You may not get the exact indentation you want, but you'll at least get one guaranteed line break per row if you don't XMLAGG the entire document into a single huge CLOB.

A common table expression is a convenient way of specifying a sorting column that does not have to appear in the final select statement.
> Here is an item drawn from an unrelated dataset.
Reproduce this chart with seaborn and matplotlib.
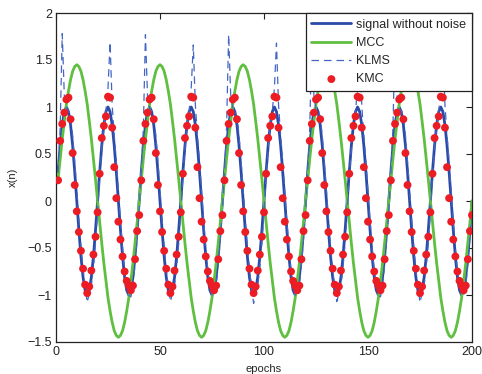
import numpy as np
import pandas as pd
import matplotlib
matplotlib.use('Agg')
import matplotlib.pyplot as plt
import seaborn as sns

# epochs 1..200
epochs = np.arange(1, 201)

# signal without noise
signal = [
    0.31, 0.59, 0.81, 0.95, 1.00, 0.95, 0.81, 0.59, 0.31, 0.00, -0.31, -0.59, -0.81, -0.95, -1.00, -0.95, -0.81, -0.59, -0.31, 0.00,
    0.31, 0.59, 0.81, 0.95, 1.00, 0.95, 0.81, 0.59, 0.31, 0.00, -0.31, -0.59, -0.81, -0.95, -1.00, -0.95, -0.81, -0.59, -0.31, 0.00,
    0.31, 0.59, 0.81, 0.95, 1.00, 0.95, 0.81, 0.59, 0.31, 0.00, -0.31, -0.59, -0.81, -0.95, -1.00, -0.95, -0.81, -0.59, -0.31, 0.00,
    0.31, 0.59, 0.81, 0.95, 1.00, 0.95, 0.81, 0.59, 0.31, 0.00, -0.31, -0.59, -0.81, -0.95, -1.00, -0.95, -0.81, -0.59, -0.31, 0.00,
    0.31, 0.59, 0.81, 0.95, 1.00, 0.95, 0.81, 0.59, 0.31, 0.00, -0.31, -0.59, -0.81, -0.95, -1.00, -0.95, -0.81, -0.59, -0.31, 0.00,
    0.31, 0.59, 0.81, 0.95, 1.00, 0.95, 0.81, 0.59, 0.31, 0.00, -0.31, -0.59, -0.81, -0.95, -1.00, -0.95, -0.81, -0.59, -0.31, 0.00,
    0.31, 0.59, 0.81, 0.95, 1.00, 0.95, 0.81, 0.59, 0.31, 0.00, -0.31, -0.59, -0.81, -0.95, -1.00, -0.95, -0.81, -0.59, -0.31, 0.00,
    0.31, 0.59, 0.81, 0.95, 1.00, 0.95, 0.81, 0.59, 0.31, 0.00, -0.31, -0.59, -0.81, -0.95, -1.00, -0.95, -0.81, -0.59, -0.31, 0.00,
    0.31, 0.59, 0.81, 0.95, 1.00, 0.95, 0.81, 0.59, 0.31, 0.00, -0.31, -0.59, -0.81, -0.95, -1.00, -0.95, -0.81, -0.59, -0.31, 0.00,
    0.31, 0.59, 0.81, 0.95, 1.00, 0.95, 0.81, 0.59, 0.31, 0.00, -0.31, -0.59, -0.81, -0.95, -1.00, -0.95, -0.81, -0.59, -0.31, 0.00,
]

mcc = [
    0.23, 0.45, 0.66, 0.85, 1.03, 1.17, 1.29, 1.38, 1.43, 1.45, 1.43, 1.38, 1.29, 1.17, 1.03, 0.85, 0.66, 0.45, 0.23, 0.00,
    -0.23, -0.45, -0.66, -0.85, -1.03, -1.17, -1.29, -1.38, -1.43, -1.45, -1.43, -1.38, -1.29, -1.17, -1.03, -0.85, -0.66, -0.45, -0.23, 0.00,
    0.23, 0.45, 0.66, 0.85, 1.03, 1.17, 1.29, 1.38, 1.43, 1.45, 1.43, 1.38, 1.29, 1.17, 1.03, 0.85, 0.66, 0.45, 0.23, 0.00,
    -0.23, -0.45, -0.66, -0.85, -1.03, -1.17, -1.29, -1.38, -1.43, -1.45, -1.43, -1.38, -1.29, -1.17, -1.03, -0.85, -0.66, -0.45, -0.23, 0.00,
    0.23, 0.45, 0.66, 0.85, 1.03, 1.17, 1.29, 1.38, 1.43, 1.45, 1.43, 1.38, 1.29, 1.17, 1.03, 0.85, 0.66, 0.45, 0.23, 0.00,
    -0.23, -0.45, -0.66, -0.85, -1.03, -1.17, -1.29, -1.38, -1.43, -1.45, -1.43, -1.38, -1.29, -1.17, -1.03, -0.85, -0.66, -0.45, -0.23, 0.00,
    0.23, 0.45, 0.66, 0.85, 1.03, 1.17, 1.29, 1.38, 1.43, 1.45, 1.43, 1.38, 1.29, 1.17, 1.03, 0.85, 0.66, 0.45, 0.23, 0.00,
    -0.23, -0.45, -0.66, -0.85, -1.03, -1.17, -1.29, -1.38, -1.43, -1.45, -1.43, -1.38, -1.29, -1.17, -1.03, -0.85, -0.66, -0.45, -0.23, 0.00,
    0.23, 0.45, 0.66, 0.85, 1.03, 1.17, 1.29, 1.38, 1.43, 1.45, 1.43, 1.38, 1.29, 1.17, 1.03, 0.85, 0.66, 0.45, 0.23, 0.00,
    -0.23, -0.45, -0.66, -0.85, -1.03, -1.17, -1.29, -1.38, -1.43, -1.45, -1.43, -1.38, -1.29, -1.17, -1.03, -0.85, -0.66, -0.45, -0.23, 0.00,
]

klms = [
    0.30, 0.78, 1.78, 1.12, 0.98, 0.96, 0.90, 0.70, 0.42, 0.12, -0.20, -0.48, -0.72, -0.92, -1.08, -0.98, -0.90, -0.70, -0.45, -0.12,
    0.26, 0.56, 0.80, 0.96, 1.20, 1.69, 1.02, 0.70, 0.42, 0.10, -0.22, -0.50, -0.74, -0.90, -1.00, -1.02, -0.90, -0.68, -0.40, -0.08,
    0.30, 0.78, 1.77, 1.12, 0.98, 0.96, 0.90, 0.70, 0.42, 0.12, -0.20, -0.48, -0.72, -0.92, -1.07, -0.98, -0.90, -0.70, -0.45, -0.12,
    0.26, 0.56, 0.80, 0.96, 1.20, 1.66, 1.02, 0.70, 0.42, 0.10, -0.22, -0.50, -0.74, -0.90, -1.00, -1.01, -0.90, -0.68, -0.40, -0.08,
    0.30, 0.78, 1.77, 1.12, 0.98, 0.96, 0.90, 0.70, 0.42, 0.12, -0.20, -0.48, -0.72, -0.92, -1.09, -0.98, -0.90, -0.70, -0.45, -0.12,
    0.26, 0.56, 0.80, 0.96, 1.20, 1.68, 1.02, 0.70, 0.42, 0.10, -0.22, -0.50, -0.74, -0.90, -1.00, -1.02, -0.90, -0.68, -0.40, -0.08,
    0.30, 0.78, 1.76, 1.12, 0.98, 0.96, 0.90, 0.70, 0.42, 0.12, -0.20, -0.48, -0.72, -0.92, -1.07, -0.98, -0.90, -0.70, -0.45, -0.12,
    0.26, 0.56, 0.80, 0.96, 1.20, 1.66, 1.02, 0.70, 0.42, 0.10, -0.22, -0.50, -0.74, -0.90, -1.00, -1.02, -0.90, -0.68, -0.40, -0.08,
    0.30, 0.78, 1.77, 1.12, 0.98, 0.96, 0.90, 0.70, 0.42, 0.12, -0.20, -0.48, -0.72, -0.92, -1.08, -0.98, -0.90, -0.70, -0.45, -0.12,
    0.26, 0.56, 0.80, 0.96, 1.20, 1.67, 1.02, 0.70, 0.42, 0.10, -0.22, -0.50, -0.74, -0.90, -1.00, -1.01, -0.90, -0.68, -0.40, -0.08,
]

kmc = [
    0.22, 0.64, 0.82, 0.94, 1.08, 1.10, 0.87, 0.51, 0.17, -0.11, -0.33, -0.53, -0.72, -0.89, -0.98, -0.91, -0.74, -0.57, -0.38, -0.12,
    0.29, 0.67, 0.80, 0.90, 1.11, 1.10, 0.78, 0.36, 0.03, -0.22, -0.41, -0.59, -0.75, -0.85, -0.90, -0.95, -0.90, -0.62, -0.32, -0.15,
    0.22, 0.64, 0.82, 0.94, 1.08, 1.10, 0.87, 0.51, 0.17, -0.11, -0.33, -0.53, -0.72, -0.89, -0.98, -0.91, -0.74, -0.57, -0.38, -0.12,
    0.29, 0.67, 0.80, 0.90, 1.11, 1.10, 0.78, 0.36, 0.03, -0.22, -0.41, -0.59, -0.75, -0.85, -0.90, -0.95, -0.90, -0.62, -0.32, -0.15,
    0.22, 0.64, 0.82, 0.94, 1.08, 1.10, 0.87, 0.51, 0.17, -0.11, -0.33, -0.53, -0.72, -0.89, -0.98, -0.91, -0.74, -0.57, -0.38, -0.12,
    0.29, 0.67, 0.80, 0.90, 1.11, 1.10, 0.78, 0.36, 0.03, -0.22, -0.41, -0.59, -0.75, -0.85, -0.90, -0.95, -0.90, -0.62, -0.32, -0.15,
    0.22, 0.64, 0.82, 0.94, 1.08, 1.10, 0.87, 0.51, 0.17, -0.11, -0.33, -0.53, -0.72, -0.89, -0.98, -0.91, -0.74, -0.57, -0.38, -0.12,
    0.29, 0.67, 0.80, 0.90, 1.11, 1.10, 0.78, 0.36, 0.03, -0.22, -0.41, -0.59, -0.75, -0.85, -0.90, -0.95, -0.90, -0.62, -0.32, -0.15,
    0.22, 0.64, 0.82, 0.94, 1.08, 1.10, 0.87, 0.51, 0.17, -0.11, -0.33, -0.53, -0.72, -0.89, -0.98, -0.91, -0.74, -0.57, -0.38, -0.12,
    0.29, 0.67, 0.80, 0.90, 1.11, 1.10, 0.78, 0.36, 0.03, -0.22, -0.41, -0.59, -0.75, -0.85, -0.90, -0.95, -0.90, -0.62, -0.32, -0.15,
]

xticks = [0, 50, 100, 150, 200]
yticks = [-1.5, -1, -0.5, 0, 0.5, 1, 1.5, 2]

df = pd.DataFrame({'epoch': epochs, 'signal': signal, 'MCC': mcc, 'KLMS': klms, 'KMC': kmc})

sns.set_style('white')
plt.rcParams['font.family'] = ['Liberation Sans', 'DejaVu Sans']

fig = plt.figure(figsize=(4.82, 3.74), dpi=100)
ax = fig.add_axes([56 / 482, 1 - 342 / 374, 416 / 482, 329 / 374])

sns.lineplot(data=df, x='epoch', y='signal', ax=ax, estimator=None, color='#2a4aa8', lw=2.0,
             label='signal without noise')
sns.lineplot(data=df, x='epoch', y='MCC', ax=ax, estimator=None, color='#5fbf3f', lw=2.0, label='MCC')
sns.lineplot(data=df, x='epoch', y='KLMS', ax=ax, estimator=None, color='#4566c4', lw=0.9,
             linestyle=(0, (6, 4)), label='KLMS')
sns.scatterplot(data=df, x='epoch', y='KMC', ax=ax, color='#ec1c24', s=32, edgecolor='none',
                zorder=5, label='KMC')

ax.set_xlim(0, 200)
ax.set_ylim(-1.5, 2)
ax.set_xticks(xticks)
ax.set_yticks(yticks)
ax.set_yticklabels(['\u22121.5', '\u22121', '\u22120.5', '0', '0.5', '1', '1.5', '2'])
ax.tick_params(direction='in', top=True, right=True, length=4, width=0.8, labelsize=9, colors='#222222',
               pad=3)
for sp in ax.spines.values():
    sp.set_color('#222222')
    sp.set_linewidth(0.9)

ax.set_xlabel('epochs', fontsize=8, labelpad=4)
ax.set_ylabel('x(n)', fontsize=8, labelpad=7)

leg = ax.legend(loc='upper right', fontsize=9, frameon=True, fancybox=False, edgecolor='#222222',
                framealpha=1, borderaxespad=0, handlelength=3.2, handletextpad=0.4, labelspacing=0.5,
                borderpad=0.45)
leg.get_frame().set_linewidth(0.9)

fig.savefig('out.png', dpi=100)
WITH xmlheader( xmlrow, sort_seq ) AS ( VALUES ( 
' <?xml version="1.0" ?>'|| CHR( 10 ) || '<projects>', 1 ))
,
xmlbody( xmlrow, sort_seq ) AS ( VALUES( 
'<project>Replace this with your XMLSERIALIZE query, '
|| 'but only focus on generating XML for one project per row. '
|| 'This will enable you to specify a narrower data type, such AS VARCHAR(1000) '
|| 'for each row, and you will get each separate project '
|| 'followed by the normal newline at the end of each SQL row. '
|| 'No XMLAGG is necessary in this query.</project>', 2))
,
xmlfooter( xmlrow, sort_seq) AS ( VALUES( '</projects>', 3 ))

SELECT xmlrow FROM (
    SELECT xmlrow, sort_seq FROM xmlheader
    UNION ALL 
    SELECT xmlrow, sort_seq FROM xmlbody
    UNION ALL 
    SELECT xmlrow, sort_seq FROM xmlfooter
) AS fullxml 
ORDER BY sort_seq
Fred Sobotka
thanks, it works! however it seems a bit of an artificial solution.i would expect this task to be common enough to have an elegant simple solution.
David Portabella
I agree it's a bit artificial and hackish, but it was done to avoid the CLOB data type, so it would work from anywhere, including shell scripts that use the DB2 CLP. No matter what, you should not need multiple statements or temp tables.There are other options depending on what your constraints are. XMLAGG will neatly collapse all of the child elements down into one row, but you will have to serialize the document as a CLOB, which limits your options for handling it: 1. EXPORT with LOB options,or2. Send the XMLAGG query from a program than can handle a LOB column in the result set.